The DIY route also puts the maintenance entirely on the owner. Every time a service changes or a photo needs swapping, it’s another login, another session of relearning where everything lives, another thing to add to the list. For a business owner who already has a full week, that ongoing responsibility is part of why the site ends up neglected. If you want to understand the gap between doing it yourself and having it done for you, reading about what separates DIY from done-for-you websites lays it out in a way that makes the trade-offs pretty clear.
There’s a Version of This That Actually Gets Done
The owners who finally get their site up and keep it current aren’t the ones who found more time. They’re the ones who removed themselves from the parts of the process that were causing the delay. When you don’t have to make a hundred design decisions, when you don’t have to figure out hosting or security or what plugins to install, when you just fill out a form and hand over your photos and tell someone what you want the site to say, the whole thing stops feeling like a project and starts feeling like a purchase. That mental shift is significant.
With Paired’s turnkey websites, the site gets built by designers who have already made the hard calls about layout, typography, and structure. You pick a direction, provide your information, and within a week you have something professional and live. When you need to change something after launch, you send a text or an email and it’s updated within 24 hours. You don’t log in, you don’t dig through settings, you don’t spend a Saturday relearning a tool you used once six months ago.

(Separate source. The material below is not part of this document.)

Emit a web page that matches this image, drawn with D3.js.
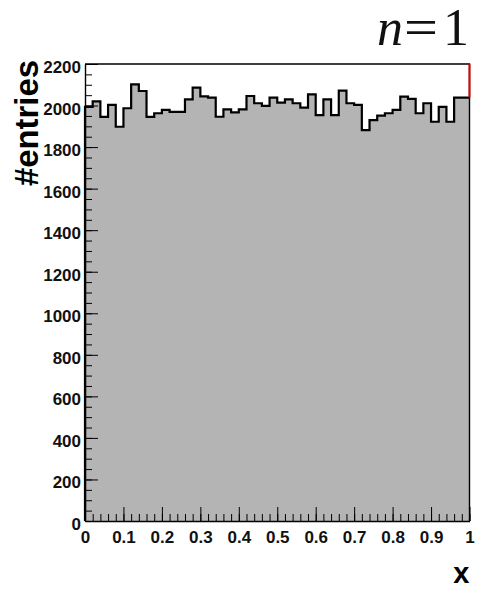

The version of getting a website that most busy owners actually need is the one where the only thing required from them is showing up with their content. Everything else is handled. That’s not a shortcut to a worse result. For most small businesses, it’s the path to a better one.
The Best Time to Launch Was Last Year. The Next Best Time Is Now.
Every month without a website is another month of potential customers hitting a dead end. The delay started for understandable reasons, and it kept going for understandable reasons, but those reasons don’t change the math on what the business is missing. Getting something real and professional online this week costs less time and money than most owners expect, and it immediately stops the quiet drain of leads going somewhere else because there was nothing to find here.